Für die juristische Welt ist es wichtig, einem hermeneutischen Weg zu folgen und beständig die Grundlagen des Rechts in die Erinnerung und das Gewissen aller zu rufen – Gesetzgeber, Richter, einfache Bürger –, denn was auf dem Spiel steht, ist nicht allein das Wohl eines besonderen Individuums oder einer besonderen Gemeinschaft von Menschen, sondern das Gemeinwohl, welches die Gesamtheit allen partiellen Wohls übersteigt.

5. Das Tätigkeitsfeld der Juristen ist also weit gesteckt und zugleich von Gefahren dicht gesät.
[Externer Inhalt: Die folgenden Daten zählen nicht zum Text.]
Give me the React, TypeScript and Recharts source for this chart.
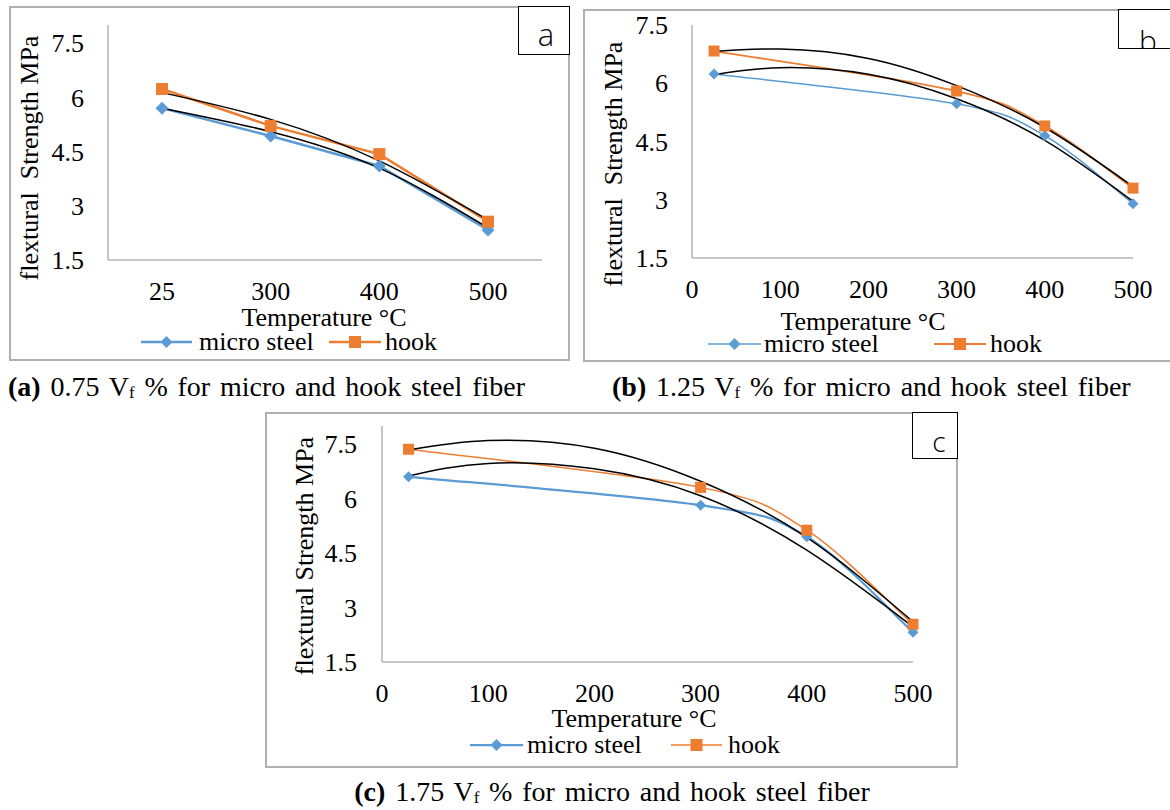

Ihrerseits sind die katholischen Juristen nicht Inhaber einer besonderen Form des Wissens: Die katholische Identität und der Glaube, von dem sie getragen sind, liefern ihnen keine spezifischen Kenntnisse, von denen diejenigen, die nicht katholisch sind, ausgeschlossen wären. Das, was die katholischen Juristen und alle, die ihren Glauben teilen, besitzen, ist das Bewußtsein, daß ihr leidenschaftliches Wirken für Gerechtigkeit, Gleichheit und Gemeinwohl sich in den Plan Gottes einfügt, der alle Menschen einlädt, einander als Brüder und Schwestern zu erkennen, als Kinder des einzigen und barmherzigen Vaters, und der den Menschen die Sendung erteilt, jedes Individuum zu verteidigen, insbesondere die Schwächsten, und die irdische Gesellschaft aufzubauen in Übereinstimmung mit den Forderungen des Evangeliums. Die Errichtung der universalen Brüderlichkeit kann freilich nicht das Resultat der alleinigen Anstrengungen der Juristen sein, doch ist deren Beitrag zur Verwirklichung dieser Aufgabe von besonderer Art und unersetzlich. Er ist Teil ihrer Verantwortung und Sendung.
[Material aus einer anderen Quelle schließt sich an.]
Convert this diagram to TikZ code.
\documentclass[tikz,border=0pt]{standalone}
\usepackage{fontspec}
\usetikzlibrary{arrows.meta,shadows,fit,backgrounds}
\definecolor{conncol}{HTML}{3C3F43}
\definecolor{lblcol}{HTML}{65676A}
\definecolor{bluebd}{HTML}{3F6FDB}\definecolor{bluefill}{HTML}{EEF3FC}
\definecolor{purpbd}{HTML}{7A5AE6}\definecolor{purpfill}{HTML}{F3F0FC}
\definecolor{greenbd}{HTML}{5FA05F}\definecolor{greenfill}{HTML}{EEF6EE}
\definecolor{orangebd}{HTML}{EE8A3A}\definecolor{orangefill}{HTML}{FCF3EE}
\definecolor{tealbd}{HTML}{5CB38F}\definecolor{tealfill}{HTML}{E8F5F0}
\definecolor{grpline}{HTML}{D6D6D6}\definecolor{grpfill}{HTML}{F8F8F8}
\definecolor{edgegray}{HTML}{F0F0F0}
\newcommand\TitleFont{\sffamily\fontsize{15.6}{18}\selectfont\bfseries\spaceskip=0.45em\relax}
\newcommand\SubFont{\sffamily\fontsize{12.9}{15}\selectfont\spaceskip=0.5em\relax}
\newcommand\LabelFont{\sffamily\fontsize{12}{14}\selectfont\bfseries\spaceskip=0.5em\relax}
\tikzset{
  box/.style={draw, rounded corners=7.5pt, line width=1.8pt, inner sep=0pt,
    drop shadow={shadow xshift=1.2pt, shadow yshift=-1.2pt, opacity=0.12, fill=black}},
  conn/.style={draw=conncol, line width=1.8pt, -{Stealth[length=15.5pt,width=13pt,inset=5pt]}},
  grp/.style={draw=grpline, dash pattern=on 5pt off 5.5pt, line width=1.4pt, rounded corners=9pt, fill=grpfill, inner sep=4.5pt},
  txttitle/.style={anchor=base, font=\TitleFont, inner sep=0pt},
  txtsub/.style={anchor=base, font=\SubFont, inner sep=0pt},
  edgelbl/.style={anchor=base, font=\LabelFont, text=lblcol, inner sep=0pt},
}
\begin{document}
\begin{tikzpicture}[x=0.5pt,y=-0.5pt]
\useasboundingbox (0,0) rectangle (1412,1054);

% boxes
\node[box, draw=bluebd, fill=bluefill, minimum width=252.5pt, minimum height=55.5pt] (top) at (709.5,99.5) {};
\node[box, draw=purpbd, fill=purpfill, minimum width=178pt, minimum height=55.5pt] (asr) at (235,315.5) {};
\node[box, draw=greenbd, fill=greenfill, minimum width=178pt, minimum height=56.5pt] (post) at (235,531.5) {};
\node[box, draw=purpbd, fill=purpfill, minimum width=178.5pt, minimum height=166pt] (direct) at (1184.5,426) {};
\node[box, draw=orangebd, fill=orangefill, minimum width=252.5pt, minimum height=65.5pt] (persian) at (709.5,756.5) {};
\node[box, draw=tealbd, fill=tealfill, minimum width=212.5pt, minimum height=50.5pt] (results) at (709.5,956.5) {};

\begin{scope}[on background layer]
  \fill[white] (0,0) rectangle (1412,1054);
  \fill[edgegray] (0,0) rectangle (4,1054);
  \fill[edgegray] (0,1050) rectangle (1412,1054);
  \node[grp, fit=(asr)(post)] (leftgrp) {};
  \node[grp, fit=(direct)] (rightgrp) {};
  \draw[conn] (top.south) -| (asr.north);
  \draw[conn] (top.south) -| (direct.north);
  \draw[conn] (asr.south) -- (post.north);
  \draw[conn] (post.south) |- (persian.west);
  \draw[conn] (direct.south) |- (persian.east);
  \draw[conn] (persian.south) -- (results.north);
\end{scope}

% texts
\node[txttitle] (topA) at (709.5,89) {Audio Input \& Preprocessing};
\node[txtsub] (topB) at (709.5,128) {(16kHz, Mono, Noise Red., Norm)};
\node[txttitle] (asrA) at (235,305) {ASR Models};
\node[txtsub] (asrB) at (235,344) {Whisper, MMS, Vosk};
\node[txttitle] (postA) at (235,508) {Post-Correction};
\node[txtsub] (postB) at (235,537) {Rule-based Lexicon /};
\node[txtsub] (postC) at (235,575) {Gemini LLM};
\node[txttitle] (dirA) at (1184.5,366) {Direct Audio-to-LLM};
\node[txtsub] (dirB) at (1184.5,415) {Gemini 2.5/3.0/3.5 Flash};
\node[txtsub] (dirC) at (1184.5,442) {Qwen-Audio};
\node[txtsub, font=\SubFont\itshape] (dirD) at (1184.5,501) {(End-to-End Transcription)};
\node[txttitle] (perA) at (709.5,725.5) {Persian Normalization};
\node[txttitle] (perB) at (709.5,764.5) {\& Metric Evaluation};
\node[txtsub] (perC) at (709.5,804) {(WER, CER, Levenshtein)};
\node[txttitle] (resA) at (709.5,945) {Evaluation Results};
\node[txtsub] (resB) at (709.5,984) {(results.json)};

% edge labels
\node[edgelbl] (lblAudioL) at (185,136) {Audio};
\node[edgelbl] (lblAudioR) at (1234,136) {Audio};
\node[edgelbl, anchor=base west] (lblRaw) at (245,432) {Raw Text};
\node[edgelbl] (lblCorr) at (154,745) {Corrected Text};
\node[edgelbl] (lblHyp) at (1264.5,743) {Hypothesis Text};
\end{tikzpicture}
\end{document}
In diesem Geist des Dienstes an Ihren Mitmenschen vollbringen Sie diese Heiligjahrwallfahrt. Möge der Heilige Geist Ihnen in Ihrer Aufgabe beistehen! Ich vertraue Sie der Fürsprache der Jungfrau Maria und des hl. Isidor von Sevilla an, der ein hervorragender Jurist war. Und von ganzem Herzen erteile ich Ihnen den Apostolischen Segen, den ich auf Ihre Familien und auf alle Mitglieder Ihres Weltbundes ausweite.